▶ **DATA EXTRACT**
= = =

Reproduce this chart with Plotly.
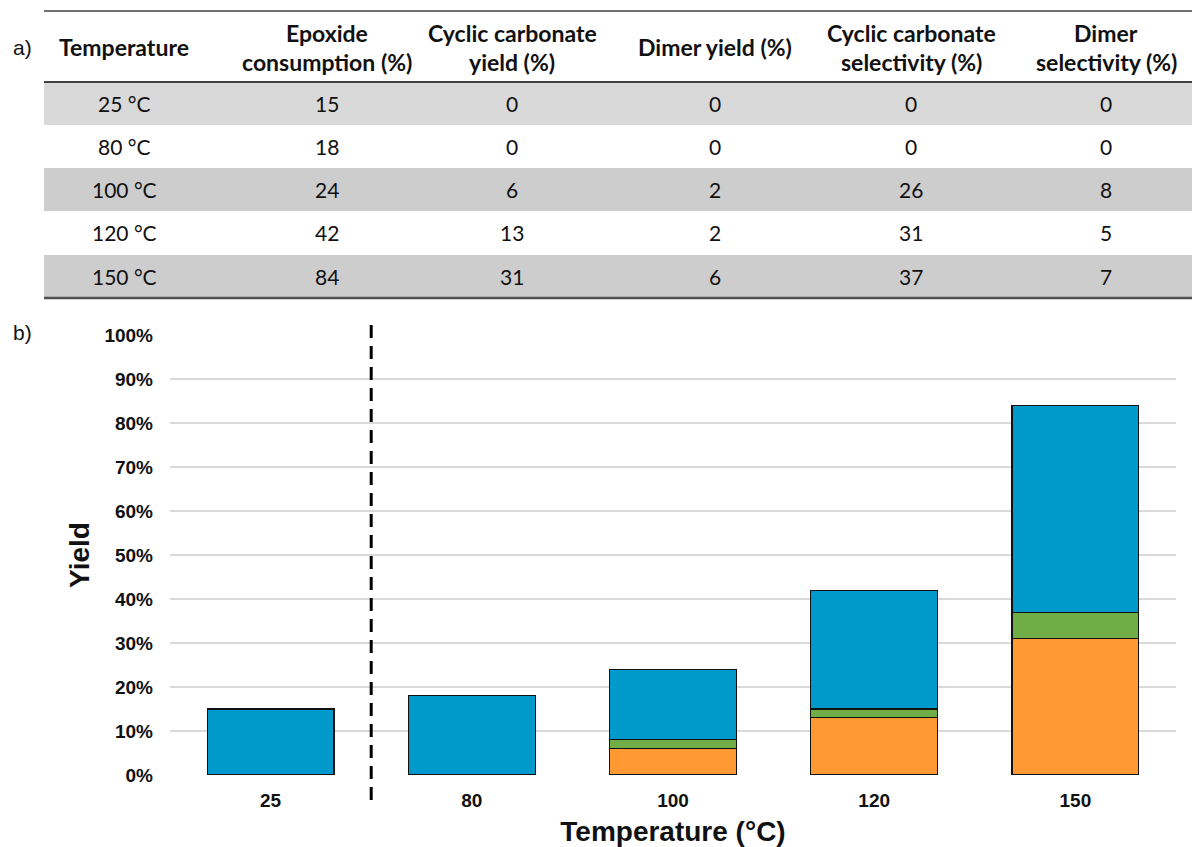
import plotly.graph_objects as go

# ---- data ----
temperatures = ["25", "80", "100", "120", "150"]
temp_labels = ["25 °C", "80 °C", "100 °C", "120 °C", "150 °C"]
epoxide_consumption = [15, 18, 24, 42, 84]
cyclic_carbonate_yield = [0, 0, 6, 13, 31]
dimer_yield = [0, 0, 2, 2, 6]
cyclic_carbonate_selectivity = [0, 0, 26, 31, 37]
dimer_selectivity = [0, 0, 8, 5, 7]

header_lines = [
    ["Temperature"],
    ["Epoxide", "consumption (%)"],
    ["Cyclic carbonate", "yield (%)"],
    ["Dimer yield (%)"],
    ["Cyclic carbonate", "selectivity (%)"],
    ["Dimer", "selectivity (%)"],
]

# ---- page geometry (pixels) ----
W_PX, H_PX = 1192, 847
L, R, T, B = 170, 16, 335, 72
PW = W_PX - L - R
PH = H_PX - T - B


def px_x(px):
    return (px - L) / PW


def px_y(py):
    return (H_PX - B - py) / PH


BLUE = "#0099CC"
GREEN = "#70AD47"
ORANGE = "#FF9933"

unreacted = [c - y - d for c, y, d in zip(epoxide_consumption, cyclic_carbonate_yield, dimer_yield)]


def nz(vals):
    return [v if v else None for v in vals]


fig = go.Figure()
for name, vals, col in [
    ("Cyclic carbonate", nz(cyclic_carbonate_yield), ORANGE),
    ("Dimer", nz(dimer_yield), GREEN),
    ("Other", unreacted, BLUE),
]:
    fig.add_trace(go.Bar(
        x=temperatures, y=vals, name=name,
        marker=dict(color=col, line=dict(color="#111111", width=1.2)),
        hoverinfo="skip",
    ))

shapes = []
annotations = []

# ---- table (panel a) ----
tab_left, tab_right = 44, 1192
col_centers = [124, 327, 512, 715, 911, 1106]
row_edges = [82, 125, 168, 211, 255, 298]
row_fills = ["#D9D9D9", None, "#CDCDCD", None, "#CDCDCD"]

for i, fill in enumerate(row_fills):
    if fill:
        shapes.append(dict(
            type="rect", xref="paper", yref="paper",
            x0=px_x(tab_left), x1=px_x(tab_right),
            y0=px_y(row_edges[i + 1]), y1=px_y(row_edges[i]),
            fillcolor=fill, line=dict(width=0), layer="below",
        ))

for py, w, c in [(11, 1.5, "#404040"), (82, 2, "#404040"), (298, 2.5, "#505050")]:
    shapes.append(dict(
        type="line", xref="paper", yref="paper",
        x0=px_x(tab_left), x1=px_x(tab_right), y0=px_y(py), y1=px_y(py),
        line=dict(color=c, width=w),
    ))

TAB_FONT = "Lato, 'Noto Sans', sans-serif"
for cx, lines in zip(col_centers, header_lines):
    ys = [47] if len(lines) == 1 else [33, 62]
    for text, py in zip(lines, ys):
        annotations.append(dict(
            x=px_x(cx), y=px_y(py), xref="paper", yref="paper",
            text=f"<b>{text}</b>", showarrow=False,
            xanchor="center", yanchor="middle",
            font=dict(family=TAB_FONT, size=23, color="#111111"),
        ))

columns = [temp_labels, epoxide_consumption, cyclic_carbonate_yield, dimer_yield,
           cyclic_carbonate_selectivity, dimer_selectivity]
for cx, col in zip(col_centers, columns):
    for r, val in enumerate(col):
        py = (row_edges[r] + row_edges[r + 1]) / 2
        annotations.append(dict(
            x=px_x(cx), y=px_y(py), xref="paper", yref="paper",
            text=str(val), showarrow=False,
            xanchor="center", yanchor="middle",
            font=dict(family=TAB_FONT, size=21, color="#111111"),
        ))

# panel labels
for text, py in [("a)", 47), ("b)", 333)]:
    annotations.append(dict(
        x=px_x(22), y=px_y(py), xref="paper", yref="paper",
        text=text, showarrow=False, xanchor="center", yanchor="middle",
        font=dict(family="Arial, 'Liberation Sans', sans-serif", size=21, color="#111111"),
    ))

# dashed separator between 25 °C and the heated runs
shapes.append(dict(
    type="line", xref="x", yref="paper",
    x0=0.5, x1=0.5, y0=px_y(800), y1=px_y(318),
    line=dict(color="black", width=3, dash="13px,8px"),
))

AX_FONT = "Arial, 'Liberation Sans', sans-serif"
fig.update_layout(
    width=W_PX, height=H_PX,
    margin=dict(l=L, r=R, t=T, b=B, autoexpand=False),
    paper_bgcolor="white", plot_bgcolor="white",
    barmode="stack", bargap=0.37,
    showlegend=False,
    shapes=shapes, annotations=annotations,
    xaxis=dict(
        type="category", categoryorder="array", categoryarray=temperatures,
        showgrid=False, zeroline=False, showline=False, automargin=False,
        tickfont=dict(family=AX_FONT, size=19, color="#111111", weight="bold"),
        ticklabelstandoff=12,
        title=dict(text="<b>Temperature (°C)</b>", standoff=12,
                   font=dict(family=AX_FONT, size=28, color="#111111")),
    ),
    yaxis=dict(
        range=[0, 100], dtick=10, ticksuffix="%",
        showgrid=True, gridcolor="#D9D9D9", gridwidth=1.5,
        zeroline=False, showline=False, automargin=False,
        tickfont=dict(family=AX_FONT, size=19, color="#111111", weight="bold"),
        ticklabelstandoff=16,
        title=dict(text="<b>Yield</b>", standoff=6,
                   font=dict(family=AX_FONT, size=28, color="#111111")),
    ),
)

fig.write_html("out.html")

= = =

▶ **EXERCISE DIRECTIONS**
Transcribe the material exactly, leaving every picture out.

▶ **RESULT OF THE TASK**
Reproduce this chart with Plotly.
import plotly.graph_objects as go

# ---- data ----
temperatures = ["25", "80", "100", "120", "150"]
temp_labels = ["25 °C", "80 °C", "100 °C", "120 °C", "150 °C"]
epoxide_consumption = [15, 18, 24, 42, 84]
cyclic_carbonate_yield = [0, 0, 6, 13, 31]
dimer_yield = [0, 0, 2, 2, 6]
cyclic_carbonate_selectivity = [0, 0, 26, 31, 37]
dimer_selectivity = [0, 0, 8, 5, 7]

header_lines = [
    ["Temperature"],
    ["Epoxide", "consumption (%)"],
    ["Cyclic carbonate", "yield (%)"],
    ["Dimer yield (%)"],
    ["Cyclic carbonate", "selectivity (%)"],
    ["Dimer", "selectivity (%)"],
]

# ---- page geometry (pixels) ----
W_PX, H_PX = 1192, 847
L, R, T, B = 170, 16, 335, 72
PW = W_PX - L - R
PH = H_PX - T - B


def px_x(px):
    return (px - L) / PW


def px_y(py):
    return (H_PX - B - py) / PH


BLUE = "#0099CC"
GREEN = "#70AD47"
ORANGE = "#FF9933"

unreacted = [c - y - d for c, y, d in zip(epoxide_consumption, cyclic_carbonate_yield, dimer_yield)]


def nz(vals):
    return [v if v else None for v in vals]


fig = go.Figure()
for name, vals, col in [
    ("Cyclic carbonate", nz(cyclic_carbonate_yield), ORANGE),
    ("Dimer", nz(dimer_yield), GREEN),
    ("Other", unreacted, BLUE),
]:
    fig.add_trace(go.Bar(
        x=temperatures, y=vals, name=name,
        marker=dict(color=col, line=dict(color="#111111", width=1.2)),
        hoverinfo="skip",
    ))

shapes = []
annotations = []

# ---- table (panel a) ----
tab_left, tab_right = 44, 1192
col_centers = [124, 327, 512, 715, 911, 1106]
row_edges = [82, 125, 168, 211, 255, 298]
row_fills = ["#D9D9D9", None, "#CDCDCD", None, "#CDCDCD"]

for i, fill in enumerate(row_fills):
    if fill:
        shapes.append(dict(
            type="rect", xref="paper", yref="paper",
            x0=px_x(tab_left), x1=px_x(tab_right),
            y0=px_y(row_edges[i + 1]), y1=px_y(row_edges[i]),
            fillcolor=fill, line=dict(width=0), layer="below",
        ))

for py, w, c in [(11, 1.5, "#404040"), (82, 2, "#404040"), (298, 2.5, "#505050")]:
    shapes.append(dict(
        type="line", xref="paper", yref="paper",
        x0=px_x(tab_left), x1=px_x(tab_right), y0=px_y(py), y1=px_y(py),
        line=dict(color=c, width=w),
    ))

TAB_FONT = "Lato, 'Noto Sans', sans-serif"
for cx, lines in zip(col_centers, header_lines):
    ys = [47] if len(lines) == 1 else [33, 62]
    for text, py in zip(lines, ys):
        annotations.append(dict(
            x=px_x(cx), y=px_y(py), xref="paper", yref="paper",
            text=f"<b>{text}</b>", showarrow=False,
            xanchor="center", yanchor="middle",
            font=dict(family=TAB_FONT, size=23, color="#111111"),
        ))

columns = [temp_labels, epoxide_consumption, cyclic_carbonate_yield, dimer_yield,
           cyclic_carbonate_selectivity, dimer_selectivity]
for cx, col in zip(col_centers, columns):
    for r, val in enumerate(col):
        py = (row_edges[r] + row_edges[r + 1]) / 2
        annotations.append(dict(
            x=px_x(cx), y=px_y(py), xref="paper", yref="paper",
            text=str(val), showarrow=False,
            xanchor="center", yanchor="middle",
            font=dict(family=TAB_FONT, size=21, color="#111111"),
        ))

# panel labels
for text, py in [("a)", 47), ("b)", 333)]:
    annotations.append(dict(
        x=px_x(22), y=px_y(py), xref="paper", yref="paper",
        text=text, showarrow=False, xanchor="center", yanchor="middle",
        font=dict(family="Arial, 'Liberation Sans', sans-serif", size=21, color="#111111"),
    ))

# dashed separator between 25 °C and the heated runs
shapes.append(dict(
    type="line", xref="x", yref="paper",
    x0=0.5, x1=0.5, y0=px_y(800), y1=px_y(318),
    line=dict(color="black", width=3, dash="13px,8px"),
))

AX_FONT = "Arial, 'Liberation Sans', sans-serif"
fig.update_layout(
    width=W_PX, height=H_PX,
    margin=dict(l=L, r=R, t=T, b=B, autoexpand=False),
    paper_bgcolor="white", plot_bgcolor="white",
    barmode="stack", bargap=0.37,
    showlegend=False,
    shapes=shapes, annotations=annotations,
    xaxis=dict(
        type="category", categoryorder="array", categoryarray=temperatures,
        showgrid=False, zeroline=False, showline=False, automargin=False,
        tickfont=dict(family=AX_FONT, size=19, color="#111111", weight="bold"),
        ticklabelstandoff=12,
        title=dict(text="<b>Temperature (°C)</b>", standoff=12,
                   font=dict(family=AX_FONT, size=28, color="#111111")),
    ),
    yaxis=dict(
        range=[0, 100], dtick=10, ticksuffix="%",
        showgrid=True, gridcolor="#D9D9D9", gridwidth=1.5,
        zeroline=False, showline=False, automargin=False,
        tickfont=dict(family=AX_FONT, size=19, color="#111111", weight="bold"),
        ticklabelstandoff=16,
        title=dict(text="<b>Yield</b>", standoff=6,
                   font=dict(family=AX_FONT, size=28, color="#111111")),
    ),
)

fig.write_html("out.html")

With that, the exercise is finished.